Originally at FOX Sports Ohio
With Super Bowl fever engulfing the nation once again, I'd like to take this opportunity to state boldly and without an ounce of reservation the following five words:
I hate the Pittsburgh Steelers.
I can't possibly understate that sentiment. It's hate at the most primal level. We're talking grit your teeth, scream at the TV, clench your fists until your palms bleed hatred.
• I hate their fans. Honestly, I can count on one hand the number of Steeler fans who are reasonably bearable when a game is on. Spoiled by success and unprepared for struggle, they freak out and whine like 4-year-olds if a flag gets dropped for anything.

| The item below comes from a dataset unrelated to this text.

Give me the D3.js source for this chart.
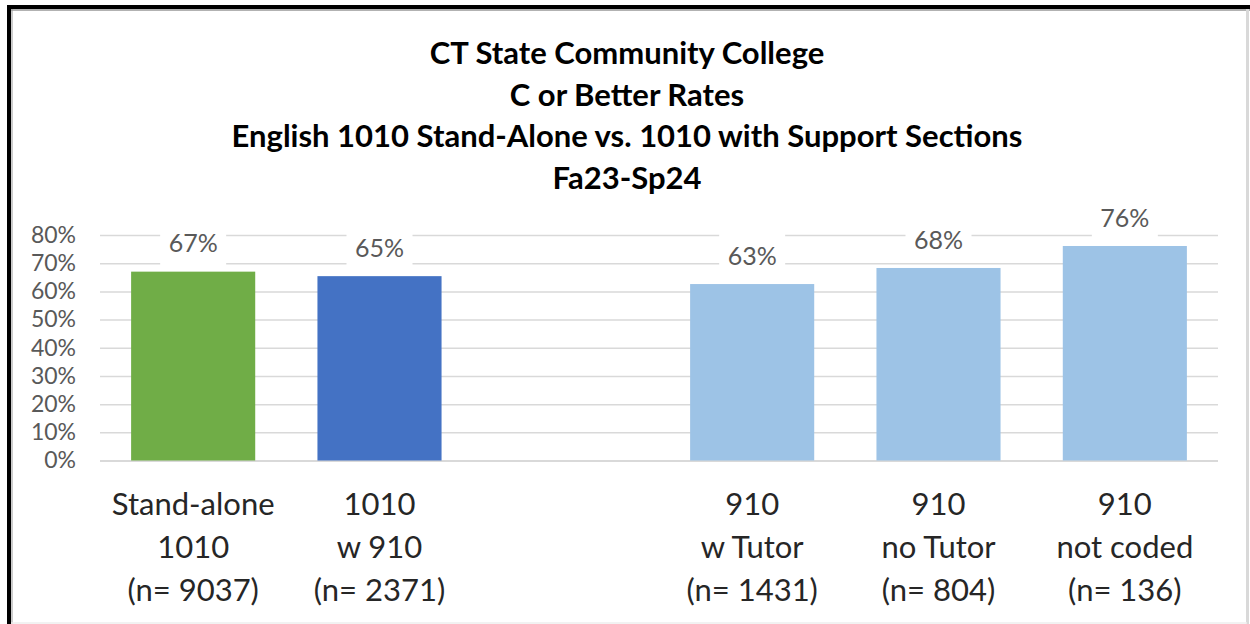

• Yes, I said "front-running" because that's what a lot of you are, Steeler fans. You weren't running around swirling your pretty little dishrag last year when the Browns beat you and kept you from the playoffs. As true fans of football, we show up for our games, win or lose. Not you. When you have a bad year, you slink away. For that, I hate you.

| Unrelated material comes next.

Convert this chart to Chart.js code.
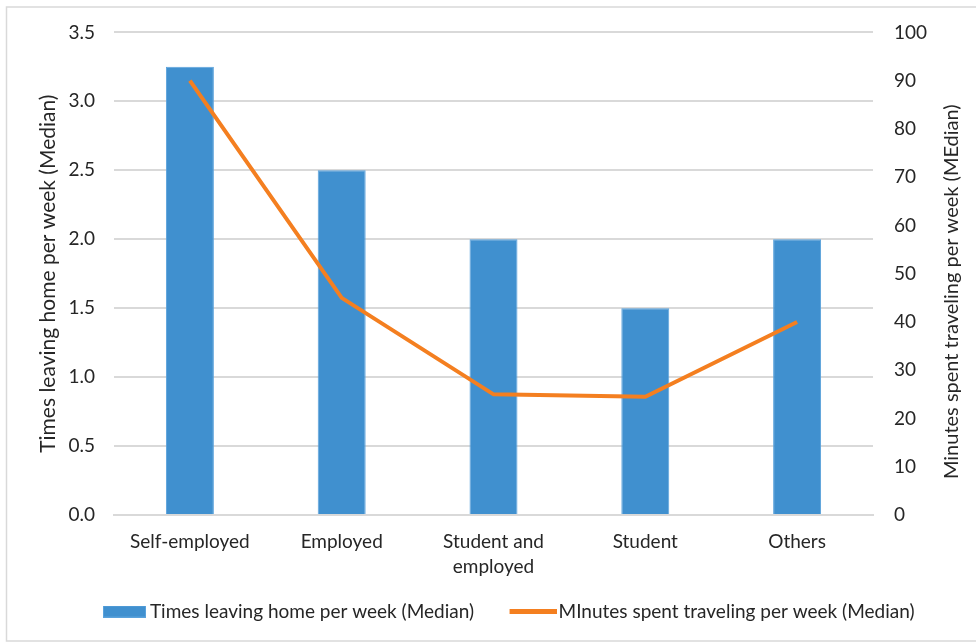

• I hate the "Terrible Towel". You think it looks good on TV and acts as a rallying cry for the team? No. It doesn't. The world has moved on to vuvuzelas as a new annoying thing to do at games, but Pittsburgh is stuck in the 70s with the swishing of brightly-colored linens. When the end of the world comes, I'm heading to Pittsburgh, because it usually takes them 20 years to learn what the rest of the planet has already figured out.
• I hate their quarterback. Then again, so does nearly everyone else. Do I need to explain why?
• I hate the fact the James Harrison tries to make himself out to be the villain on defense, the ultimate headhunter....then cries when he gets fined for headhunting. Either embrace the villain role or decry it, James. You look weak sitting on the fence. Even LeBron James is saying "dude, make up your mind."
• I will admit that I like Troy Polamalu. You have to agree with me on this one, that chick really hits hard.